Comment 3 Leonid Yuriev 2014-10-06 08:51:30 UTC
https://github.com/leo-yuriev/openldap-lmdb-challenge/pull/1

Best regards.
Leonid Yuriev.

Comment 4 Howard Chu 2014-10-19 05:09:23 UTC
Леонид Юрьев wrote:
> 2014-10-03 3:13 GMT+04:00 Howard Chu <hyc@symas.com>:
> 2014-10-04 0:04 GMT+04:00 Леонид Юрьев <leo@yuriev.ru>:

>> 2014-10-03 3:13 GMT+04:00 Howard Chu <hyc@symas.com>:
>>>> commit 841059330fd44769e93eb4b937c3ce42654fad6f
>>>> Author: Leo Yuriev <leo@yuriev.ru>
>>>> Date:   2014-09-20 07:16:15 +0400
>>>>
>>>>        BUGFIX - lmdb: lock meta-pages in writemap-mode to avoid unexpected
>>>> write,
>>>>                  before the data pages would be synchronized.
>>>>
>>>>        Without locking the meta-pages may be writen by OS before other
>>>> data,
>>>>        in this case database would be inconsistent.
>>>
>>>
>>> Seems unnecessary. Won't happen by default; could happen with MDB_NOSYNC but
>>> that risk is already documented.
>>
>> We are using the combination:
>>    envflags writemap nosync lifo
>>    checkpoint 0 1
>>
>> If the checkpoint is set in seconds, it gives us the assurance
>> consistent state database on disk.
>> However, without this patch meta-pages can be written by the kernel
>> before the data.
>>
>> In fact, for a full guarantee in case of death slapd process,
>> meta-page should be written explicitly.

No, the DB can never go inconsistent due to a process crashing - the pages in 
OS cache are always correct. It can only go inconsistent if the OS crashes and 
a proper sync has not occurred.

>> But it requires a lot of changes and I do not do that.

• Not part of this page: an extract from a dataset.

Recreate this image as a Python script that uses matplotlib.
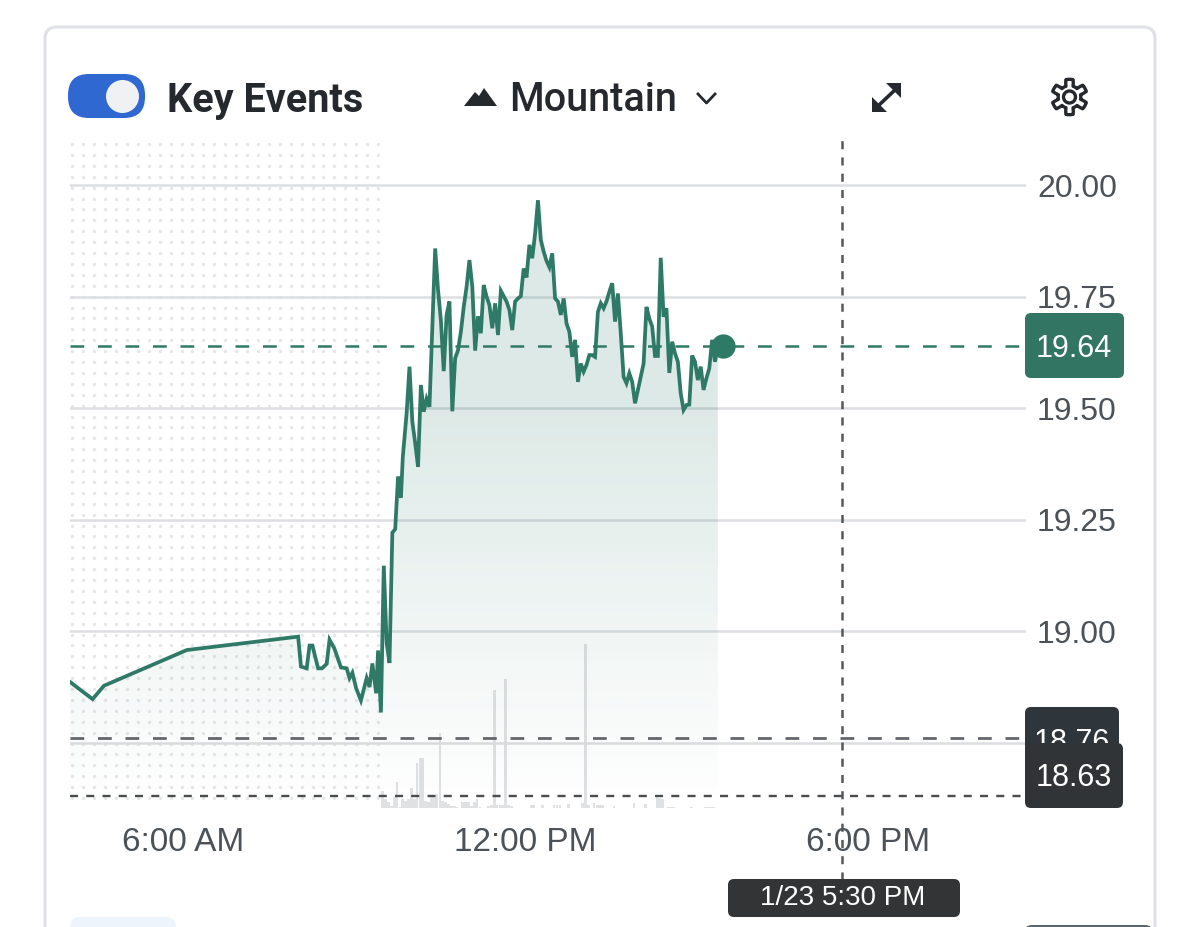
import numpy as np
import matplotlib
matplotlib.use("Agg")
import matplotlib.pyplot as plt
from matplotlib.patches import FancyBboxPatch, Circle, Polygon
from matplotlib.colors import LinearSegmentedColormap

plt.rcParams['font.family'] = ['Liberation Sans', 'DejaVu Sans']
plt.rcParams['lines.scale_dashes'] = False

# Price data, time is minutes since midnight
pre_minutes = [241, 265, 277, 364, 481, 484, 490, 493, 496, 502, 506, 511, 514, 519, 526,
               532, 535, 538, 542, 547, 553, 556, 559, 563, 565, 568]
pre_prices = [18.887, 18.848, 18.878, 18.958, 18.988, 18.921, 18.917, 18.968, 18.968, 18.917,
              18.917, 18.927, 18.981, 18.962, 18.919, 18.917, 18.895, 18.907, 18.872, 18.845,
              18.895, 18.875, 18.928, 18.861, 18.957, 18.818]

day_minutes = [571, 574, 577, 580, 583, 586, 589, 591, 595, 598, 601, 604, 607, 610, 613, 616, 619,
               625, 628, 631, 634, 637, 640, 643, 646, 649, 652, 655, 658, 661, 664, 667, 670, 673,
               676, 679, 682, 685, 688, 691, 694, 697, 700, 703, 706, 709, 712, 715, 718, 721, 724,
               727, 730, 733, 736, 739, 742, 745, 748, 751, 754, 757, 760, 763, 766, 769, 772, 775,
               778, 781, 784, 787, 790, 793, 796, 799, 802, 805, 808, 811, 814, 817, 820, 823, 826,
               829, 832, 835, 838, 841, 844, 847, 850, 853, 856, 859, 862, 865, 868, 871, 874, 877,
               880, 883, 886, 889, 892, 895, 898, 901, 904, 907, 910, 913, 916, 919, 922]
day_prices = [19.147, 18.974, 18.929, 19.221, 19.229, 19.347, 19.299, 19.391, 19.489, 19.593,
              19.470, 19.422, 19.369, 19.552, 19.492, 19.521, 19.503,
              19.858, 19.765, 19.697, 19.583, 19.709, 19.739, 19.493, 19.612, 19.630, 19.671,
              19.727, 19.772, 19.832, 19.772, 19.629, 19.706, 19.668, 19.776, 19.750, 19.731,
              19.679, 19.735, 19.664, 19.763, 19.751, 19.739, 19.720, 19.675, 19.739, 19.746,
              19.751, 19.813, 19.793, 19.866, 19.836, 19.892, 19.966, 19.877, 19.851, 19.830,
              19.816, 19.847, 19.746, 19.739, 19.709, 19.746, 19.690, 19.671, 19.615, 19.653,
              19.559, 19.600, 19.582, 19.597, 19.619, 19.619, 19.615, 19.716, 19.735, 19.724,
              19.739, 19.761, 19.780, 19.694, 19.757, 19.668, 19.570, 19.556, 19.578, 19.559,
              19.511, 19.541, 19.570, 19.600, 19.727, 19.701, 19.683, 19.617, 19.617, 19.837,
              19.705, 19.724, 19.579, 19.649, 19.623, 19.604, 19.533, 19.496, 19.507, 19.508,
              19.618, 19.604, 19.563, 19.593, 19.541, 19.567, 19.589, 19.653, 19.604, 19.64]

# Volume, no scale in the picture so units are arbitrary
vol_minutes = [570, 573, 576, 579, 582, 585, 588, 591, 594, 597, 600, 603, 606, 609, 612, 615, 618,
               621, 624, 627, 630, 633, 636, 639, 642, 645, 648, 654, 657, 660, 663, 666, 669, 672,
               681, 684, 687, 690, 693, 696, 699, 702, 705, 726, 729, 738, 750, 753, 756, 765, 780,
               783, 786, 792, 795, 798, 801, 813, 834, 846, 858, 861, 864, 870, 873, 876, 894, 909,
               912, 915, 918]
vol_sizes = [17, 9, 6, 2, 11, 26, 1, 9, 7, 9, 20, 9, 45, 50, 50, 7, 6,
             11, 12, 14, 75, 7, 6, 4, 2, 2, 1, 6, 6, 6, 2, 6, 9, 1,
             2, 3, 118, 3, 3, 3, 129, 3, 2, 3, 3, 3, 3, 3, 3, 4, 5,
             164, 3, 5, 3, 3, 3, 2, 5, 4, 11, 10, 9, 1, 1, 1, 1, 1,
             1, 1, 1]

price_ticks = [18.75, 19.00, 19.25, 19.50, 19.75, 20.00]
time_ticks = [360, 720, 1080]
time_labels = ["6:00 AM", "12:00 PM", "6:00 PM"]

last_price = 19.64
last_minute = 927
open_price = 18.76
close_price = 18.63
cross_minute = 1052

GREEN = "#2f7a66"
W, H = 1200, 927


def px_axes(left, top, right, bottom, **kw):
    return fig.add_axes([left/W, 1-bottom/H, (right-left)/W, (bottom-top)/H], **kw)


def badge(x0, y0, x1, y1, color, r=6, z=1):
    over.add_patch(FancyBboxPatch((x0+r, y0+r), x1-x0-2*r, y1-y0-2*r,
                                  boxstyle="round,pad=%d,rounding_size=%d" % (r, r),
                                  fc=color, ec="none", zorder=z))


fig = plt.figure(figsize=(12, 9.27), dpi=100, facecolor="white")

# background: card and the pre-market dots
back = px_axes(0, 0, W, H, zorder=0)
back.set_xlim(0, W)
back.set_ylim(H, 0)
back.axis("off")
back.add_patch(FancyBboxPatch((57, 39), 1086, 1000, boxstyle="round,pad=12,rounding_size=12",
                              fc="white", ec="#dfe1e4", lw=2.2))
dx, dy = np.meshgrid(np.arange(72.3, 381, 10.92), np.arange(144, 806, 10.9))
back.scatter(dx.ravel(), dy.ravel(), s=6, marker="o", color="#e6e7e8", linewidths=0)

# chart
ax = px_axes(70, 140, 1026, 808, zorder=2)
ax.patch.set_visible(False)
xlim = (241.3, 1245.8)
ylim = (18.604, 20.101)

vol = ax.twinx()
vol.set_zorder(1)
ax.set_zorder(2)
vol.bar(vol_minutes, vol_sizes, width=2.8, color="#dfe1e3", linewidth=0)
vol.set_ylim(0, 668)
vol.axis("off")

ax.set_xlim(xlim)
ax.set_ylim(ylim)
for s in ax.spines.values():
    s.set_visible(False)
ax.yaxis.tick_right()
ax.set_yticks(price_ticks)
ax.set_yticklabels(["%.2f" % p for p in price_ticks])
ax.set_xticks(time_ticks)
ax.set_xticklabels(time_labels)
ax.tick_params(axis="y", length=0, pad=8, labelsize=23, labelcolor="#4c5257")
ax.tick_params(axis="x", length=0, pad=14, labelsize=24, labelcolor="#4c5257")
ax.grid(axis="y", color="#dcdee1", lw=1.8, zorder=0)
ax.set_axisbelow(True)

minutes = pre_minutes + day_minutes
prices = pre_prices + day_prices

# mountain fill with fade to the bottom
poly = ax.fill_between(minutes, prices, ylim[0], facecolor="none", edgecolor="none")
fade = LinearSegmentedColormap.from_list("fade", [(0.184, 0.478, 0.4, 0.0), (0.184, 0.478, 0.4, 0.16)])
ramp = np.linspace(0, 1, 256).reshape(-1, 1)
im = ax.imshow(ramp, cmap=fade, origin="lower", aspect="auto", zorder=1.5,
               extent=(xlim[0], xlim[1], ylim[0], 19.5), interpolation="bilinear")
top = ax.fill_between(minutes, prices, 19.5, where=np.array(prices) > 19.5, interpolate=True,
                      facecolor=GREEN, alpha=0.16, edgecolor="none", zorder=1.5)
im.set_clip_path(poly.get_paths()[0], transform=ax.transData)
ax.set_xlim(xlim)
ax.set_ylim(ylim)

ax.axhline(open_price, color="#63676b", lw=2, dashes=(9.9, 9.9), zorder=2.5)
ax.axhline(close_price, color="#4a4d50", lw=1.7, dashes=(5.8, 5.9), zorder=2.5)
ax.axhline(last_price, color=GREEN, lw=1.8, dashes=(9.9, 9.9), zorder=2.5)
ax.axvline(cross_minute, ymin=-0.108, ymax=1, color="#55585b", lw=1.8, dashes=(5.8, 5.9),
           clip_on=False, zorder=2.5)
ax.plot(minutes, prices, color=GREEN, lw=2.7, solid_joinstyle="miter", zorder=3)
ax.plot([last_minute], [last_price], "o", color=GREEN, ms=17.5, mew=0, zorder=4)

# header and value tags on top
over = px_axes(0, 0, W, H, zorder=3)
over.set_xlim(0, W)
over.set_ylim(H, 0)
over.axis("off")

badge(1025, 313, 1124, 378, "#317562", z=1)
over.text(1074, 349, "19.64", color="white", fontsize=22, ha="center", va="center", zorder=2)
# the 18.63 tag sits on top of the 18.76 one and cuts its text
badge(1025, 707, 1119, 775, "#2f363b", z=3)
over.text(1072, 743, "18.76", color="white", fontsize=22, ha="center", va="center", zorder=4)
badge(1025, 743, 1123, 808, "#313436", z=5)
over.text(1074, 778, "18.63", color="white", fontsize=22, ha="center", va="center", zorder=6)
badge(728, 879, 960, 917, "#333435", z=1)
over.text(843, 898, "1/23 5:30 PM", color="white", fontsize=20, ha="center", va="center", zorder=2)

# toggle
badge(68, 74, 145, 118, "#2f68d0", r=21)
over.add_patch(Circle((122.5, 96.5), 16.5, fc="#f0f1f3", ec="none", zorder=2))
over.text(167, 101, "Key Events", color="#25292e", fontsize=28.5, fontweight="bold",
          ha="left", va="center", family="Roboto")

# chart type selector
over.add_patch(Polygon([(464, 106), (475, 92), (479, 96), (484, 88), (497, 106)], fc="#25292e", ec="none"))
over.text(509, 100, "Mountain", color="#25292e", fontsize=28.5, fontweight="medium", ha="left",
          va="center", family="Roboto")
over.plot([698, 706.5, 715], [94, 103, 94], color="#25292e", lw=2)

# expand icon
over.plot([878, 896], [106, 89], color="#25292e", lw=2.6)
over.add_patch(Polygon([(872, 112), (872, 97), (887, 112)], fc="#25292e", ec="none"))
over.add_patch(Polygon([(901, 83), (901, 98), (886, 83)], fc="#25292e", ec="none"))

# gear icon
ang = np.linspace(0, 2*np.pi, 361)[:-1]
rad = 14.5 + 3.2*np.clip(3*np.cos(6*ang), -1, 1)
over.add_patch(Polygon(np.c_[1069.5 + rad*np.sin(ang), 97 + rad*np.cos(ang)], fc="none",
                       ec="#25292e", lw=2.4))
over.add_patch(Circle((1069.5, 97), 6, fc="none", ec="#25292e", lw=2.4))

# things cut off at the bottom of the screenshot
badge(70, 917, 176, 960, "#eef4fb", r=10)
badge(1024, 925, 1153, 960, "#5b6770", r=8)

fig.savefig("out.png", dpi=100)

>>>> commit 8ddd63161aeb2689822d1a8d27385d62e4e341ae
>>>> Author: Leo Yuriev <leo@yuriev.ru>
>>>> Date:   2014-09-19 22:47:19 +0400
>>>>
>>>>        BUGFIX - lmdb: properly sync meta-pages in mdb_sync_env().
>>>>
>>>>        Meta-pages may be updated during data-syncing in mdb_sync_env(),
>>>>        in this case database would be inconsistent.
>>>>
>>>>        Check-and-retry if lead txn-id changed during flushing data in
>>>> mdb_sync_env().

Fundamentally, you are trying to make an inherently unsafe configuration 
"safer", but it's impossible. Assume you have mlock'd the meta pages into 
memory, so the OS never flushes them itself any more, and you're running with 
NOSYNC. That means, within 3 transactions, the data pages on disk will be out 
of sync with the meta pages on disk. If the OS crashes at that point, the 
entire DB will be lost.

The only way to make this mode of operation somewhat safe is to defer 
reclaiming pages for even longer. E.g., instead of halting at current_txnid - 
3, halt at current_txnid - 22, in which case the data pointed to by the 
on-disk meta pages cannot get obsolete until 20 transactions have occurred.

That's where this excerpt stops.